- OBJECTIVE
Skip every picture, and extract verbatim the lines from the line containing "Output the component" to the line containing "Line, XAxis, YAxis", both lines included.
════════════════════
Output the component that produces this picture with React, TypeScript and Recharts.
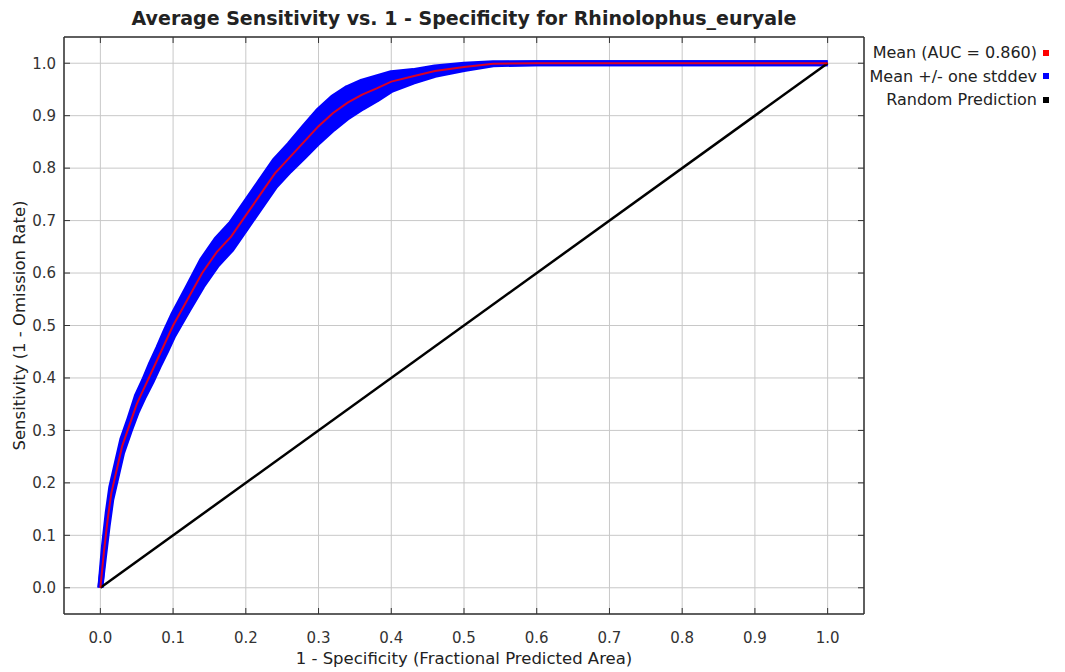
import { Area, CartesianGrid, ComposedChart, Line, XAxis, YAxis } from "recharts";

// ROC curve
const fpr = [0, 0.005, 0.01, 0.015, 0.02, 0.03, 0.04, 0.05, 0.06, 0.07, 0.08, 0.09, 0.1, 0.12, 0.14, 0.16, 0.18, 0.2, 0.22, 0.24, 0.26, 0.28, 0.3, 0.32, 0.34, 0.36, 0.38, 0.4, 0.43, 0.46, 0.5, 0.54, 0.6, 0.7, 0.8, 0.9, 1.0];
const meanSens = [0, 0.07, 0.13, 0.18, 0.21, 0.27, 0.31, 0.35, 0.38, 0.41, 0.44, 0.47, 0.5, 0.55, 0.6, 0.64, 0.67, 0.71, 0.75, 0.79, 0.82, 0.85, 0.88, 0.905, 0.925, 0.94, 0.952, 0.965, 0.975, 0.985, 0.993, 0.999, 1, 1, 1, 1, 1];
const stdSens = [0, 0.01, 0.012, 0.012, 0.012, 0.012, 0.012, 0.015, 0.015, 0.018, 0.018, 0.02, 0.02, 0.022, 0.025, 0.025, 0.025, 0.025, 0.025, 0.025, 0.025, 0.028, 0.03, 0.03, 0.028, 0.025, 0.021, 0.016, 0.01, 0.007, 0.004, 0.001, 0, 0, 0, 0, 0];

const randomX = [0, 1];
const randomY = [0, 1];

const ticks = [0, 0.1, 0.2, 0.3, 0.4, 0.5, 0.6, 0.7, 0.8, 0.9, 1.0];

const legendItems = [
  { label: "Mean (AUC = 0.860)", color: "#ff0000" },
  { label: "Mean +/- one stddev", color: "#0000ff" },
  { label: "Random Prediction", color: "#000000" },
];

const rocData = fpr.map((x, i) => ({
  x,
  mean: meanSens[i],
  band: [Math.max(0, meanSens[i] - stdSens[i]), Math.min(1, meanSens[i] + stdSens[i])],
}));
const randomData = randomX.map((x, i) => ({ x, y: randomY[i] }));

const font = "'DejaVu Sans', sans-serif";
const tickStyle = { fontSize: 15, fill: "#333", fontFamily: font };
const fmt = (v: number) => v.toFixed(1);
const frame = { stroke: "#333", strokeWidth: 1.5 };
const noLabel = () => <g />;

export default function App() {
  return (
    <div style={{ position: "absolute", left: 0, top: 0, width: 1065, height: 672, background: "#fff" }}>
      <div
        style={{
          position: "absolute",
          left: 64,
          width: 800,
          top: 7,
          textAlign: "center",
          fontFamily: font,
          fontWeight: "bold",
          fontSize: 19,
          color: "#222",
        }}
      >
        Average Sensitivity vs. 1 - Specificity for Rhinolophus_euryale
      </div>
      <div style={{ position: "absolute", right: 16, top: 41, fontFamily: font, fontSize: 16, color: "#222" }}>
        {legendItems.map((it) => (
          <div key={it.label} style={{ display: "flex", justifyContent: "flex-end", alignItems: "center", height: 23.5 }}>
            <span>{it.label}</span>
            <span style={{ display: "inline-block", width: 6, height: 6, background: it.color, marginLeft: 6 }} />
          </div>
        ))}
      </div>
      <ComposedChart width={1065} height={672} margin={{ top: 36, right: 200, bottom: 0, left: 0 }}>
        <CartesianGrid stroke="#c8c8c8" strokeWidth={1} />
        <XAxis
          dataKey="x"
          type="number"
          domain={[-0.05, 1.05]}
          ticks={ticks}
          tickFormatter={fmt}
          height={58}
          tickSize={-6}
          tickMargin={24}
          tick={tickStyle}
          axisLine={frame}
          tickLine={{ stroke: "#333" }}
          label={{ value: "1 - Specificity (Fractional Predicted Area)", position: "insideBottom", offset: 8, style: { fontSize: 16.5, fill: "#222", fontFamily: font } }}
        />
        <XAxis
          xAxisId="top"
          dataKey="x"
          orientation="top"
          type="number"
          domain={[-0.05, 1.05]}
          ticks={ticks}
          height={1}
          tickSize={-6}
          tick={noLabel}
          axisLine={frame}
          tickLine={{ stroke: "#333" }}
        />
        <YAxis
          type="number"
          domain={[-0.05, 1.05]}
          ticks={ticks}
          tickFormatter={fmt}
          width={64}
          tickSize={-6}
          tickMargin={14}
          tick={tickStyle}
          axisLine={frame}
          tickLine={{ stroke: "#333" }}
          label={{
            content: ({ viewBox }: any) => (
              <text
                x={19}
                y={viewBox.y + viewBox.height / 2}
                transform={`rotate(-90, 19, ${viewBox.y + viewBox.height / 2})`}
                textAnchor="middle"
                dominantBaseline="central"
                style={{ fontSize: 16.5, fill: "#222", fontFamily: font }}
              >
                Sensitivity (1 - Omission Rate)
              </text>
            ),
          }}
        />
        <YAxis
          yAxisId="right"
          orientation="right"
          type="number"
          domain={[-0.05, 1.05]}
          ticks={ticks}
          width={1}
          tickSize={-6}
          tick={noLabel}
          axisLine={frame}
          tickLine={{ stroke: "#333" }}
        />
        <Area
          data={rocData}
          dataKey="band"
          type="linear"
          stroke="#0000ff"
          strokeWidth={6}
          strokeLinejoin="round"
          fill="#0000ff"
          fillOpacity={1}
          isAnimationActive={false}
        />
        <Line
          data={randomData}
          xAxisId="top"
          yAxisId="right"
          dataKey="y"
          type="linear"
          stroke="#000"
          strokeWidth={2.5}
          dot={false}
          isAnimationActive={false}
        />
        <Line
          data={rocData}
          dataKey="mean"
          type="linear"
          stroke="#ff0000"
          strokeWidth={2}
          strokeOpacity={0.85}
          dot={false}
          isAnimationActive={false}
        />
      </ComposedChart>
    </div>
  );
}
════════════════════
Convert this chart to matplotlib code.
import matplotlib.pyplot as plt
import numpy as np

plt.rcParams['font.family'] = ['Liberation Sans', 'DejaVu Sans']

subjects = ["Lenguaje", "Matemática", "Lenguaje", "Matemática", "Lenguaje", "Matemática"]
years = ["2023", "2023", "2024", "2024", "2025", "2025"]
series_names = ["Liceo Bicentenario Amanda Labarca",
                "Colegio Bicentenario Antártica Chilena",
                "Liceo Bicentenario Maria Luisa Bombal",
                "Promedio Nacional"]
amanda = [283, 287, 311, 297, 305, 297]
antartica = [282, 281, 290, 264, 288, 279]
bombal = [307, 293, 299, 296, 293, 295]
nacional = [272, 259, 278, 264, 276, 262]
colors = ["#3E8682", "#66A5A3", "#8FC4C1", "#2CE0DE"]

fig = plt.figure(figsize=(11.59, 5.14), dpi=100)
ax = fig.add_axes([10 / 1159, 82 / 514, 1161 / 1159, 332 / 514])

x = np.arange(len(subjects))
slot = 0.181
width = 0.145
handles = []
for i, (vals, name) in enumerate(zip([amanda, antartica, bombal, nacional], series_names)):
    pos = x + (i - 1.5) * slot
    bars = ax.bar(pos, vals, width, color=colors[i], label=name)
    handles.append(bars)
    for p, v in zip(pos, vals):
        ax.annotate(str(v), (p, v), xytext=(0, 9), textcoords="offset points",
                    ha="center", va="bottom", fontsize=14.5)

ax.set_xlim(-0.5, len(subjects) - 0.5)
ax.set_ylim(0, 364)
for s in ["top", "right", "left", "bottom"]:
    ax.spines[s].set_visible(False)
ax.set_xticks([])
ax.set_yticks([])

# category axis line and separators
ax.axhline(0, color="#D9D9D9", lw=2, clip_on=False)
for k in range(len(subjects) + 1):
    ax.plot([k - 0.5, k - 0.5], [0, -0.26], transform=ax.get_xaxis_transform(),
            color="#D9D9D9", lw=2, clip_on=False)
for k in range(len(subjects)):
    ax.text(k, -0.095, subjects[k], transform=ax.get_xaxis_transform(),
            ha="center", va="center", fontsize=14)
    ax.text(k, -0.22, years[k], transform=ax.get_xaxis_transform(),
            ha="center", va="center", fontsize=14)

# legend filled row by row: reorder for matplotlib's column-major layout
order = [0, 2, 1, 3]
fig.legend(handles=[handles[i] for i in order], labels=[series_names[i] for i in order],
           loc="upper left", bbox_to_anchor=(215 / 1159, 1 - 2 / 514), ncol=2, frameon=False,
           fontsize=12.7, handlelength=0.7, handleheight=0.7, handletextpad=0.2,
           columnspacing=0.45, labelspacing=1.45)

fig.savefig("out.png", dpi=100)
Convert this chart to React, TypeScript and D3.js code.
════════════════════
- TASK RESPONSE
Output the component that produces this picture with React, TypeScript and Recharts.
import { Area, CartesianGrid, ComposedChart, Line, XAxis, YAxis } from "recharts";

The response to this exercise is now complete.